Unexpected Reboot

I am currently facing an unexpected reboot of my system when running a pytorch model.

The model just calculates an embeding for 200 images every 1 second. I load the images using cv2 and process them either with a ViT or a VGG16 model.

Both model load to GPU correctly and the code runs for various iterations.

The sytem hardwar is built with the following components:

-1080ti
-2080ti
-Ryzen 7
-850W PSU

I have tested two different models thinking that size of the model or computation complexity of the model might be causing the reboot. The tests ran with a ViT and a VGG16. Unfortunately, the shutdown occurs with both models and it happenes at random time when running the sequence of images.

Ubuntu 22.04
NVIDIA drivers installed:
CUDA12.2 Driver: 535
NVCC --version: cuda 12.2

Pytorch version: 2.2

I am monitoring the gpus with nvidia-smi and none of the cards memory rises more than 4GB used. I am controlling the temperatures and both cards operates at a maximum of 47°C during the tests.

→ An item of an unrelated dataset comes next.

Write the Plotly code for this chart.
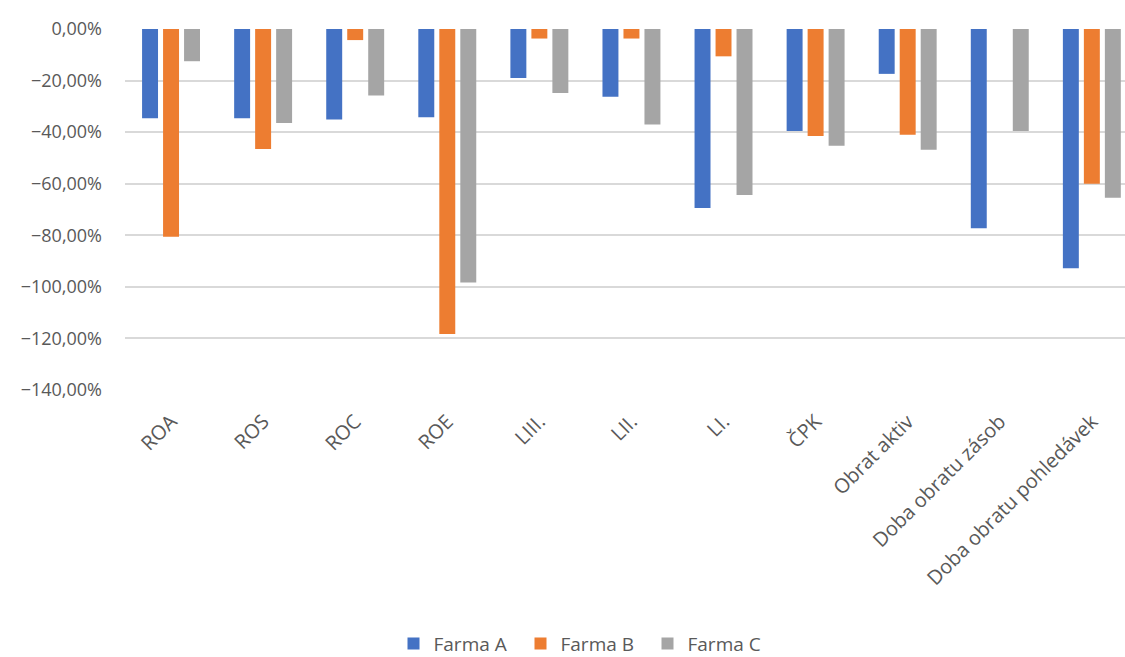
import plotly.graph_objects as go

categories = ["ROA", "ROS", "ROC", "ROE", "LIII.", "LII.", "LI.", "ČPK",
              "Obrat aktiv", "Doba obratu zásob", "Doba obratu pohledávek"]

farma_a = [-34.6, -34.6, -35.1, -34.2, -19.0, -26.3, -69.4, -39.6, -17.4, -77.3, -92.8]
farma_b = [-80.6, -46.5, -4.3, -118.3, -3.7, -3.7, -10.6, -41.5, -41.0, 0.0, -60.0]
farma_c = [-12.5, -36.5, -25.8, -98.3, -24.8, -37.0, -64.4, -45.3, -46.8, -39.6, -65.4]

series = [
    ("Farma A", farma_a, "#4472C4"),
    ("Farma B", farma_b, "#ED7D31"),
    ("Farma C", farma_c, "#A5A5A5"),
]

fig = go.Figure()
for name, vals, color in series:
    fig.add_trace(go.Bar(
        name=name,
        x=categories,
        y=[v / 100 for v in vals],
        marker=dict(color=color, line=dict(width=0)),
    ))

fig.update_layout(
    width=1125,
    height=657,
    barmode="group",
    bargap=0.316,
    bargroupgap=0.24,
    separators=", ",
    paper_bgcolor="white",
    plot_bgcolor="white",
    margin=dict(l=125, r=0, t=29, b=267, autoexpand=False),
    font=dict(family="Open Sans, sans-serif", color="#595959"),
    legend=dict(
        orientation="h",
        x=0.459, xanchor="center",
        y=-0.755, yanchor="bottom",
        font=dict(size=19, color="#595959"),
        entrywidth=82,
        traceorder="normal",
    ),
    xaxis=dict(
        range=[-0.5, 10.36],
        tickangle=-45,
        tickfont=dict(size=20, color="#595959"),
        showgrid=False,
        showline=False,
        ticks="",
        ticklabelstandoff=15,
        automargin=False,
    ),
    yaxis=dict(
        range=[-1.4, 0],
        dtick=0.2,
        tickformat=".2%",
        tickfont=dict(size=18, color="#595959"),
        showgrid=True,
        gridcolor="#D9D9D9",
        gridwidth=1.5,
        zeroline=False,
        showline=False,
        ticks="",
        ticklabelstandoff=22,
        automargin=False,
    ),
)

fig.write_html("out.html")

Any suggestions how can I debbug or fix this unexpected reboot?

Thanks in advanced for all responses.

This either sounds like a power issue something like a loose GPU to PSU cable or not a big enough PSU (Although I think yours should be enough) or a CPU temperature issue. It sounds like you built your own PC in which case are you sure your CPU fan is working otherwise your CPU will get really hot and shut down

I would suspect you can repro the shutdown using software like FurMark Homepage and some CPU stress test you can find online.

Thanks I perform the tests by removing one of the GPUs and it worked fine. It seemed to be PSU issue.